# [SOLVED] Serial Mouse with Windows XP Professional Service Pack 2



## willmon18 (Apr 22, 2006)

I have the oddest problem. I just installed Windows just a few days ago and the serial mouse was working fine. Now it only works when it says welcome and once it loads to the desktop it no longer works. I looked at the drivers and they were installed and the serial port is enabled in the bios too. The only think I can do to get it working is to uninstall the driver and reinstall it when Windows starts. But I have to do that every time Windows starts. Does anyone have any suggestions. And just to let you know I just installed this less than half a week ago. That is a clean install.


----------



## dai (Jul 2, 2004)

*Re: Serial Mouse with Windows XP Professional Service Pack 2*

did you run the m/b setup disk after installing


----------



## willmon18 (Apr 22, 2006)

*Re: Serial Mouse with Windows XP Professional Service Pack 2*

I don't have a m/b setup disk. And I don't know where to get one either. But I have never had this problem before. I have had Windows installed for over 4 months and it never did this to me.


----------



## dai (Jul 2, 2004)

*Re: Serial Mouse with Windows XP Professional Service Pack 2*

you can d/load it from the makers download section for your m/board
have you tried another mouse


----------



## willmon18 (Apr 22, 2006)

*Re: Serial Mouse with Windows XP Professional Service Pack 2*

I can only use the serial mouse or a usb mouse.
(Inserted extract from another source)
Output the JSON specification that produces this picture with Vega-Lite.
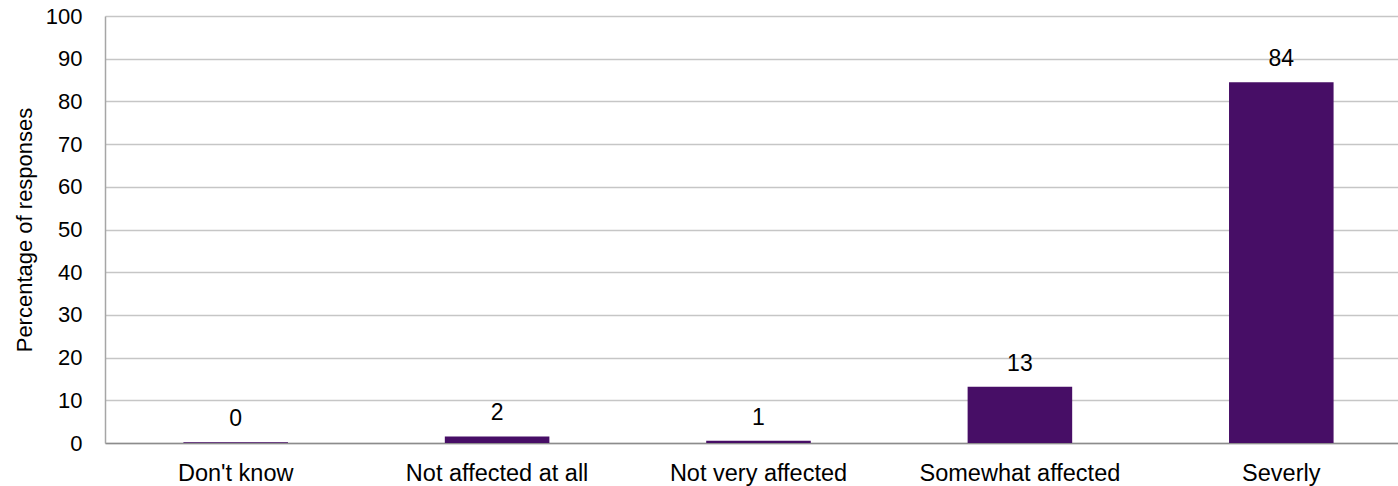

My Ps/2 ports are fried. And I don't have a usb mouse to use.


----------



## dai (Jul 2, 2004)

*Re: Serial Mouse with Windows XP Professional Service Pack 2*

cheap enough to replace
http://www.newegg.com/Product/Product.aspx?Item=N82E16823109156


----------



## willmon18 (Apr 22, 2006)

*Re: Serial Mouse with Windows XP Professional Service Pack 2*

Well I suppose I can go that route eventually. My family is really squeezing money right now and they can't even spare a dollar for me every now and then. I suppose I can get this problem figured out eventually. I am not taking Computer Technology II for no apparent reason you known. I actually know a lot about computers it is just that stuff does not come to me right away. Will post the solution very soon.


----------



## willmon18 (Apr 22, 2006)

*Re: Serial Mouse with Windows XP Professional Service Pack 2*

I don't know if anyone will figure out how to fix this so I just said the heck with it. I reformatted my computer and put in my old 60GB hard drive and everything is working fine now. It is not giving me trouble by restarting everyonce in a while or anything else. I am supposing that is a problem with improper installation while I was using a processor that is going out and barely works.


----------



## dai (Jul 2, 2004)

*Re: Serial Mouse with Windows XP Professional Service Pack 2*

glad you have it sorted


----------